_Job_.
Retype nothing but the lines from the start of the material up to and including the line with "from matplotlib.patches import". Pictures don't belong in the copy.

_Supplied material_.

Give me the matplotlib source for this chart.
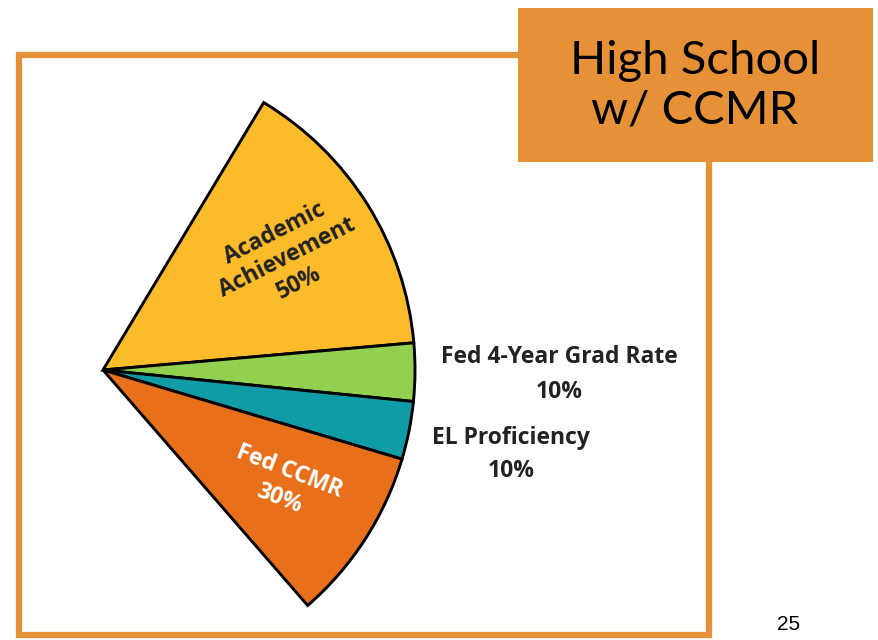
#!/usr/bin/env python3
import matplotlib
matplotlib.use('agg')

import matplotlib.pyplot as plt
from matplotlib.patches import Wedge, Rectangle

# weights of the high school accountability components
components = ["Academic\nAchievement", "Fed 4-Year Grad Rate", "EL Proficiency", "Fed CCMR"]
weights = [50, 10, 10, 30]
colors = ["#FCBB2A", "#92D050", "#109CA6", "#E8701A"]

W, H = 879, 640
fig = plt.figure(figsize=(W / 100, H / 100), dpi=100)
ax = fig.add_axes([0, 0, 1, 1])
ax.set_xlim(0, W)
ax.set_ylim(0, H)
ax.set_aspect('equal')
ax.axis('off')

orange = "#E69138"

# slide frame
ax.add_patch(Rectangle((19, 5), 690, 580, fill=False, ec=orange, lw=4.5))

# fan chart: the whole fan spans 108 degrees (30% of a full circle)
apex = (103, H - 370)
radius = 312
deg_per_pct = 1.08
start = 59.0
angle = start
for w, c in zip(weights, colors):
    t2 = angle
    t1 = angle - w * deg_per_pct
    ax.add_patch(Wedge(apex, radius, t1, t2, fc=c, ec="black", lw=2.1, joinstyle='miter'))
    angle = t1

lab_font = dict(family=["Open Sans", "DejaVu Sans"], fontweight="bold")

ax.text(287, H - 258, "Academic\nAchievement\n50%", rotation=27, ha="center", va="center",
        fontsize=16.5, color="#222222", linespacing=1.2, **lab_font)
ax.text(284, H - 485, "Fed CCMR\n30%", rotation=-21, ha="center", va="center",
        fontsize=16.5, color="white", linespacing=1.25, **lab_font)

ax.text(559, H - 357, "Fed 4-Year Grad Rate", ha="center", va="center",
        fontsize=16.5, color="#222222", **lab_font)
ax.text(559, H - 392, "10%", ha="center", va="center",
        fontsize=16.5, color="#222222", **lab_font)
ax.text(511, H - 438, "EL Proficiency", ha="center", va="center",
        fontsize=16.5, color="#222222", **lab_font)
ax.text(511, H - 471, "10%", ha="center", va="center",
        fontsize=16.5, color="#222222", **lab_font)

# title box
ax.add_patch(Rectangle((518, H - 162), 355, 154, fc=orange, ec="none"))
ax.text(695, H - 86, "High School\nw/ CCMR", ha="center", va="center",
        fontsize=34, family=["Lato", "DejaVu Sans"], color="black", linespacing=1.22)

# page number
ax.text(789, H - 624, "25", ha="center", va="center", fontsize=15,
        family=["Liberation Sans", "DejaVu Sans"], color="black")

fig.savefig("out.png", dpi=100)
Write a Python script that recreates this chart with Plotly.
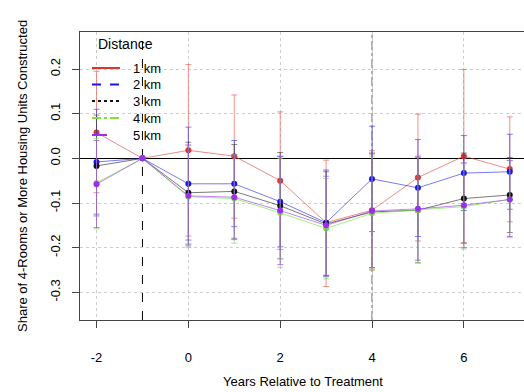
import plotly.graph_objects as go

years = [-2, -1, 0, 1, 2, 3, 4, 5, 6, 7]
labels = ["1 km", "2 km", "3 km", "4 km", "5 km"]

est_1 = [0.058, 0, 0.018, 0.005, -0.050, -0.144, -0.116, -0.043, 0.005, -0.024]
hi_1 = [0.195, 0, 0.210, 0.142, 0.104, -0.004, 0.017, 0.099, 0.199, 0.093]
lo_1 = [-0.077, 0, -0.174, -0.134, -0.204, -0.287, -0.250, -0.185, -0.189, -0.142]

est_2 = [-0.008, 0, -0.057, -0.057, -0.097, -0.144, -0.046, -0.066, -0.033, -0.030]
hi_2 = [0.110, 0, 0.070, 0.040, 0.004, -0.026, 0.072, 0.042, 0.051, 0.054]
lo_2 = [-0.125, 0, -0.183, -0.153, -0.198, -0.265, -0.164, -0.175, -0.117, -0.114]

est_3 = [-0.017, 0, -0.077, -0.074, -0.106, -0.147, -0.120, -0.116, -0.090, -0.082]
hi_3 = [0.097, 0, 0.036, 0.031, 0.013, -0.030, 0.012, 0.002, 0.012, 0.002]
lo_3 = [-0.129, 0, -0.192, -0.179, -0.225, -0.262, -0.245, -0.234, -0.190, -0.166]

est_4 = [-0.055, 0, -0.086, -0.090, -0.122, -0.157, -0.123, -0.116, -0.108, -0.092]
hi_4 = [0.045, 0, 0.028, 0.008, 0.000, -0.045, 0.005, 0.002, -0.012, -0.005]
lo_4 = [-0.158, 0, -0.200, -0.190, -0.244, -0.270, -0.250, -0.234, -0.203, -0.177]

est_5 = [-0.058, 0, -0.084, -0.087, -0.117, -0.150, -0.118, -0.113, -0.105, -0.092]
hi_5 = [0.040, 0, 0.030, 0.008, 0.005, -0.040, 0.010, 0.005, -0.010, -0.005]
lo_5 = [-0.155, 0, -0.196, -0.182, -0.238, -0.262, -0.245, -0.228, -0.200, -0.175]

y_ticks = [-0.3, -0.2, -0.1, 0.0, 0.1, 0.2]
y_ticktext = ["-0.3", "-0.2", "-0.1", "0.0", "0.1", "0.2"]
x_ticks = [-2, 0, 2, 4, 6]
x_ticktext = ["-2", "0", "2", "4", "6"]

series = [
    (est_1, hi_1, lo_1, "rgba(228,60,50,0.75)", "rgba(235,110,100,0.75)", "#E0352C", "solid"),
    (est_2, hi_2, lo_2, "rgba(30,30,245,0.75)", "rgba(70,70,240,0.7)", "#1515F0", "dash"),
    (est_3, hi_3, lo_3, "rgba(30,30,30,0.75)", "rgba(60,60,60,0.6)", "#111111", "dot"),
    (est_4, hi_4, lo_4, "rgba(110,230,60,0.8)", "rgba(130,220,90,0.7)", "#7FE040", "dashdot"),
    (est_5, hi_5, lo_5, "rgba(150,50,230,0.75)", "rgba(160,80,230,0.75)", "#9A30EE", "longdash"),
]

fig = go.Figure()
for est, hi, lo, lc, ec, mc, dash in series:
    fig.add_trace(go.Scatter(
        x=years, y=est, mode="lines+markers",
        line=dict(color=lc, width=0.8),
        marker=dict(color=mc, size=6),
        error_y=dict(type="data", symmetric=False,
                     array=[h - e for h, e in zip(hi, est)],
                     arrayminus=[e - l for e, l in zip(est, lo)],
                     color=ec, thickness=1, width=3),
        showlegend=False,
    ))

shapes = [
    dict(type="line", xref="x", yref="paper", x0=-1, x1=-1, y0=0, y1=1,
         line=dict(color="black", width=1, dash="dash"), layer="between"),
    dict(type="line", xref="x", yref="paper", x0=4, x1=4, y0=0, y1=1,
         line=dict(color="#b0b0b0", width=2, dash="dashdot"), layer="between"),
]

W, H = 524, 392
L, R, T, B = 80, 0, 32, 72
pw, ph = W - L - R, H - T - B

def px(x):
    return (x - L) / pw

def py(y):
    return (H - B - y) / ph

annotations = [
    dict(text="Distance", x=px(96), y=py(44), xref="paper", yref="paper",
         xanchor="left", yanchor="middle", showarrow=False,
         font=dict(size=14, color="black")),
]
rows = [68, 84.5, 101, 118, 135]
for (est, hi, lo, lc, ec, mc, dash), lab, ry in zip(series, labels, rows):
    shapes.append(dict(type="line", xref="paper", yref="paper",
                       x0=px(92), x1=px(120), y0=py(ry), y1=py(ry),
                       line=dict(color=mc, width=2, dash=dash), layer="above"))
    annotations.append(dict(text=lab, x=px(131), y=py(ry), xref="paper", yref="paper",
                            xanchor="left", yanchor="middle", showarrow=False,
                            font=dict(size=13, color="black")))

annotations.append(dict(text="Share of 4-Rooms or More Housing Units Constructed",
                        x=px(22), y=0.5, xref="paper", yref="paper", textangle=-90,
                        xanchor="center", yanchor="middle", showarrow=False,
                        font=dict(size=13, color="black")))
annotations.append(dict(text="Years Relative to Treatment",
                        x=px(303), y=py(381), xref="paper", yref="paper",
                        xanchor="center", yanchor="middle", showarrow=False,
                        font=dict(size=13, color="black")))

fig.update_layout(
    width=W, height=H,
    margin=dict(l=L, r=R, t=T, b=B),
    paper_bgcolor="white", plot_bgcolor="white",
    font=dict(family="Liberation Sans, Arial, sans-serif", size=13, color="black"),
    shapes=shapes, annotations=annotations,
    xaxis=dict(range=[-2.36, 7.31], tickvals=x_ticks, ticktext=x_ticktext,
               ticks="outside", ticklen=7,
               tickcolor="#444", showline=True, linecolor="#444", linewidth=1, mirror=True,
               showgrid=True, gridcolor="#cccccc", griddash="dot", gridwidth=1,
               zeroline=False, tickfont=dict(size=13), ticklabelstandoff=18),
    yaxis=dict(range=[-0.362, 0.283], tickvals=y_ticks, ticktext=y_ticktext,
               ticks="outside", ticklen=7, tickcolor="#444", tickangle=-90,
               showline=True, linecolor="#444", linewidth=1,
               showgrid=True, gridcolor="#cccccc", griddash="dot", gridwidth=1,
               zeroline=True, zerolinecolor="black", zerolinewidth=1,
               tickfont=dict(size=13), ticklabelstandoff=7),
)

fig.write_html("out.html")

_Correct answer_.
Give me the matplotlib source for this chart.
#!/usr/bin/env python3
import matplotlib
matplotlib.use('agg')

import matplotlib.pyplot as plt
from matplotlib.patches import Wedge, Rectangle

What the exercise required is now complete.